Additionally, Xenoblade Chronicles 2 patched in some difficulty and play experience options after launch, which were designed to lower the damage rates, attack frequency, and even Max HP of enemies throughout the game. Players could mix, match, and modify these options to their heart’s content, allowing them to play the game at their pace, rather than the developers’ own. In a time when difficulty in games and the ability to cheese your way through engagements is considered an impediment to full enjoyment of a product, these sliders allow a compromise for those with an interest in story just as much as the hardcore nut.
Okay, this one is a bit of wishful thinking. Xenoblade Chronicles and its numbered sequel both had collectible unlocks and pieces of equipment that boosted movement speed in both battle and field exploration, but Xenoblade Chronicles X did it even better with the inclusion of sprinting animations and speed. I love the environments featured on the Bionis and Mechonis, and if fast travel should be even snappier due to the improved power of the Switch, that’s another welcome change.
But nothing was more empowering than taking your squad out onto Mira and using this ability to vault over specific gaps and blasting by enemies that could one-shot you- until they actually did with a ranged attack.
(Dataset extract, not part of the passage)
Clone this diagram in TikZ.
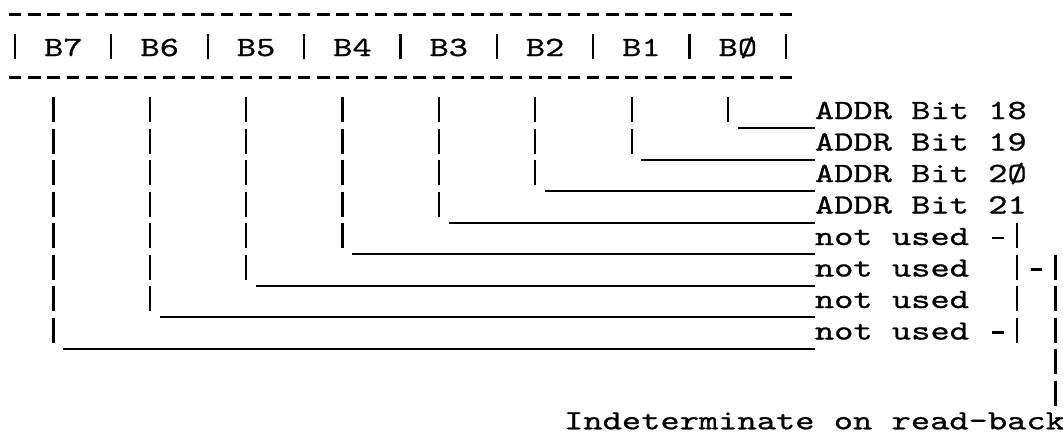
\documentclass[tikz,border=0pt]{standalone}
\usepackage{fontspec}
\setmonofont[FakeStretch=1.32, FakeBold=0.8]{lmmono10-regular.otf}
\usepackage{tikz}
\usetikzlibrary{calc}

\begin{document}
\begin{tikzpicture}[
  x=19.27pt, y=-31.5pt,
  bit/.style={anchor=base west, inner sep=0pt, font=\ttfamily\fontsize{27.8}{31.5}\selectfont},
  lbl/.style={anchor=base west, inner sep=0pt, font=\ttfamily\fontsize{27.8}{31.5}\selectfont},
  hdash/.style={line width=2.5pt, dash pattern=on 12.5pt off 6.77pt},
  vbar/.style={line width=2.2pt, dash pattern=on 25pt off 6.5pt},
  uline/.style={line width=2pt},
  tick/.style={line width=2.2pt}
]
\path[use as bounding box, fill=white] (-0.778,-0.778) rectangle (54.385,13.19);

% register row
\draw[hdash] (-0.325,-0.317) -- (40.5,-0.317);
\draw[hdash] (-0.325,1.683) -- (40.5,1.683);
\draw[vbar] (0,0.302) -- (0,1.095) (5,0.302) -- (5,1.095) (10,0.302) -- (10,1.095)
            (15,0.302) -- (15,1.095) (20,0.302) -- (20,1.095) (25,0.302) -- (25,1.095)
            (30,0.302) -- (30,1.095) (35,0.302) -- (35,1.095) (40,0.302) -- (40,1.095);
\node[bit] (b7) at (1.5,1)  {B7};
\node[bit] (b6) at (6.5,1)  {B6};
\node[bit] (b5) at (11.5,1) {B5};
\node[bit] (b4) at (16.5,1) {B4};
\node[bit] (b3) at (21.5,1) {B3};
\node[bit] (b2) at (26.5,1) {B2};
\node[bit] (b1) at (31.5,1) {B1};
\node[bit] (b0) at (36.5,1) {BØ};

% what each bit drives
\node[lbl] (a18) at (41.5,3)  {ADDR Bit 18};
\node[lbl] (a19) at (41.5,4)  {ADDR Bit 19};
\node[lbl] (a20) at (41.5,5)  {ADDR Bit 2Ø};
\node[lbl] (a21) at (41.5,6)  {ADDR Bit 21};
\node[lbl] (nu4) at (41.5,7)  {not used};
\node[lbl] (nu5) at (41.5,8)  {not used};
\node[lbl] (nu6) at (41.5,9)  {not used};
\node[lbl] (nu7) at (41.5,10) {not used};
\node[lbl, anchor=base east] (note) at (54.5,12.85) {Indeterminate on read-back};

\draw[vbar]  ($(b0.base west)+(0.5,1.302)$) -- ($(b0.base west |- a18.base)+(0.5,0.095)$);
\draw[uline] ($(b0.base west |- a18.base)+(1,0.286)$) -- ($(a18.base west)+(0,0.286)$);
\draw[vbar]  ($(b1.base west)+(0.5,1.302)$) -- ($(b1.base west |- a19.base)+(0.5,0.095)$);
\draw[uline] ($(b1.base west |- a19.base)+(1,0.286)$) -- ($(a19.base west)+(0,0.286)$);
\draw[vbar]  ($(b2.base west)+(0.5,1.302)$) -- ($(b2.base west |- a20.base)+(0.5,0.095)$);
\draw[uline] ($(b2.base west |- a20.base)+(1,0.286)$) -- ($(a20.base west)+(0,0.286)$);
\draw[vbar]  ($(b3.base west)+(0.5,1.302)$) -- ($(b3.base west |- a21.base)+(0.5,0.095)$);
\draw[uline] ($(b3.base west |- a21.base)+(1,0.286)$) -- ($(a21.base west)+(0,0.286)$);
\draw[vbar]  ($(b4.base west)+(0.5,1.302)$) -- ($(b4.base west |- nu4.base)+(0.5,0.095)$);
\draw[uline] ($(b4.base west |- nu4.base)+(1,0.286)$) -- ($(nu4.base west)+(0,0.286)$);
\draw[vbar]  ($(b5.base west)+(0.5,1.302)$) -- ($(b5.base west |- nu5.base)+(0.5,0.095)$);
\draw[uline] ($(b5.base west |- nu5.base)+(1,0.286)$) -- ($(nu5.base west)+(0,0.286)$);
\draw[vbar]  ($(b6.base west)+(0.5,1.302)$) -- ($(b6.base west |- nu6.base)+(0.5,0.095)$);
\draw[uline] ($(b6.base west |- nu6.base)+(1,0.286)$) -- ($(nu6.base west)+(0,0.286)$);
\draw[vbar]  ($(b7.base west)+(0.5,1.302)$) -- ($(b7.base west |- nu7.base)+(0.5,0.095)$);
\draw[uline] ($(b7.base west |- nu7.base)+(1,0.286)$) -- ($(nu7.base west)+(0,0.286)$);

% bracket over the unused bits
\draw[tick] ($(nu4.base west)+(9.2,-0.22)$) -- ($(nu4.base west)+(9.8,-0.22)$);
\draw[tick] ($(nu7.base west)+(9.2,-0.22)$) -- ($(nu7.base west)+(9.8,-0.22)$);
\draw[vbar] ($(nu4.base west)+(10.5,-0.698)$) -- ($(nu7.base west)+(10.5,0.095)$);
\draw[tick] ($(nu5.base west)+(11.2,-0.22)$) -- ($(nu5.base west)+(11.8,-0.22)$);
\draw[vbar] ($(nu5.base west)+(12.5,-0.698)$) -- ($(nu7.base west)+(12.5,2.095)$);
\end{tikzpicture}
\end{document}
With new character models being implemented in the definitive edition, so too comes with new rigging and animation- please Monolith Soft, could you make this happen? It wouldn’t even invalidate the platforming and vaulting challenges featured in-game!
#1: Challenge Mode
Of course, if this edition is going to attempt to stand toe-to-toe with Xenoblade Chronicles 2, it needs to have a bit of additional challenge. While the original game features enemies with levels in the early one-hundreds and its fair share of named encounters, the remake should definitely offer a challenge mode similar to those found in both Xenoblade Chronicles X and 2.
These modes offer delightful challenges, pitting players against continuous waves of enemies, hyper-aggressive variations on existing superbosses, and some exclusive content that helps unite the universes of the Xenoblade Chronicles series. These range from alternate costumes and equipment that change the look of a character with simple palette swaps or drastic outfit replacements, to even some new additions to your loadout. Hey, if Shulk and Fiora can guest star in Xenoblade Chronicles 2’s challenge mode, why can’t Rex and Nia make an appearance, as well?
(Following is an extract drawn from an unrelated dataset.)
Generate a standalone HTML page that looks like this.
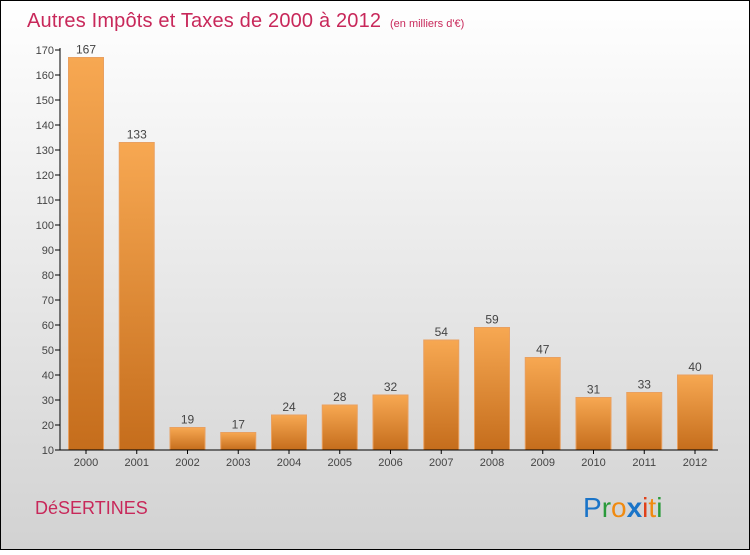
<!DOCTYPE html>
<html><head><meta charset="utf-8"><style>
html,body{margin:0;padding:0}
body{width:750px;height:550px;overflow:hidden;font-family:"Liberation Sans",sans-serif}
</style></head><body>
<svg width="750" height="550" xmlns="http://www.w3.org/2000/svg">
<defs>
<linearGradient id="bg" x1="0" y1="0" x2="0" y2="1"><stop offset="0" stop-color="#ffffff"/><stop offset="1" stop-color="#d2d2d2"/></linearGradient>
<linearGradient id="bar" x1="0" y1="0" x2="0" y2="1"><stop offset="0" stop-color="#f7a852"/><stop offset="1" stop-color="#c56d1c"/></linearGradient>
</defs>
<rect x="0.5" y="0.5" width="749" height="549" fill="url(#bg)" stroke="#000"/>
<text x="27" y="27" font-size="20" fill="#c8285a" textLength="354">Autres Impôts et Taxes de 2000 à 2012</text>
<text x="390" y="27" font-size="11" fill="#c8285a">(en milliers d'€)</text>
<g id="yaxis"></g>
<g id="bars"></g>
<line x1="60" y1="450" x2="718" y2="450" stroke="#000"/>
<line x1="60" y1="48" x2="60" y2="450" stroke="#000"/>
<text x="35" y="514" font-size="18" fill="#c8285a">DéSERTINES</text>
<text x="583" y="517" font-size="28"><tspan fill="#1a74c8">P</tspan><tspan fill="#2a9a3a">r</tspan><tspan fill="#f08a10">o</tspan><tspan fill="#1a74c8" font-weight="bold">x</tspan><tspan fill="#e0401a">i</tspan><tspan fill="#f08a10">t</tspan><tspan fill="#2a9a3a">i</tspan></text>
</svg>
<script>
const years=["2000","2001","2002","2003","2004","2005","2006","2007","2008","2009","2010","2011","2012"];
const values=[167,133,19,17,24,28,32,54,59,47,31,33,40];
const yTicks=[10,20,30,40,50,60,70,80,90,100,110,120,130,140,150,160,170];
const NS="http://www.w3.org/2000/svg";
function y(v){return 450-(v-10)*2.5;}
function xc(i){return 86+i*50.75;}
function mk(t,a,p){const e=document.createElementNS(NS,t);for(const k in a)e.setAttribute(k,a[k]);p.appendChild(e);return e;}
const ya=document.getElementById('yaxis');
yTicks.forEach(t=>{
 const l=mk('line',{x1:55,x2:60,y1:y(t),y2:y(t),stroke:'#000'},ya);
 
 
 const tx=mk('text',{x:54,y:y(t)+4,'font-size':11,'text-anchor':'end',fill:'#444'},ya);
 tx.textContent=t;
 
 
});
const bg=document.getElementById('bars');
years.forEach((yr,i)=>{
 const v=values[i];
 const r=mk('rect',{x:xc(i)-17.5,y:y(v),width:35,height:450-y(v),fill:'url(#bar)',stroke:'#e9a060','stroke-width':1},bg);
 
 
 const vl=mk('text',{x:xc(i),y:y(v)-4,'font-size':12,'text-anchor':'middle',fill:'#444'},bg);
 vl.textContent=v;
 
 
 const tk=mk('line',{x1:xc(i),x2:xc(i),y1:450,y2:454,stroke:'#000'},bg);
 
 
 const xl=mk('text',{x:xc(i),y:466,'font-size':11,'text-anchor':'middle',fill:'#444'},bg);
 xl.textContent=yr;
 
 
});
</script>
</body></html>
Believe it or not, a location for this area already exists in the Bionis’s Shoulder, a region that was partially completed, but never made it into the full product on its original release. As it turns out, the trailer for the Definitive Edition actually confirmed its appearance in this new update, but because its inclusion would add nothing to the already complete narrative, one can only wonder what Monolith Soft has in store for us in this previously unexplored area.
Those are my most-wanted additions to this Definitive Edition, and while some (specifically sprinting) seem like rather tall orders, I think that most of these updates are rather plausible. Given Monolith Soft’s penchant for those aforementioned incremental improvements and the precedent they have set with each title previously, I wouldn’t be surprised if we saw a handful of these wishful thoughts in the game. In the meantime, we’ll continue to cover the latest news on the game, as well as the entire Xenoblade series, as we look forward to its increased presence on the Nintendo Switch.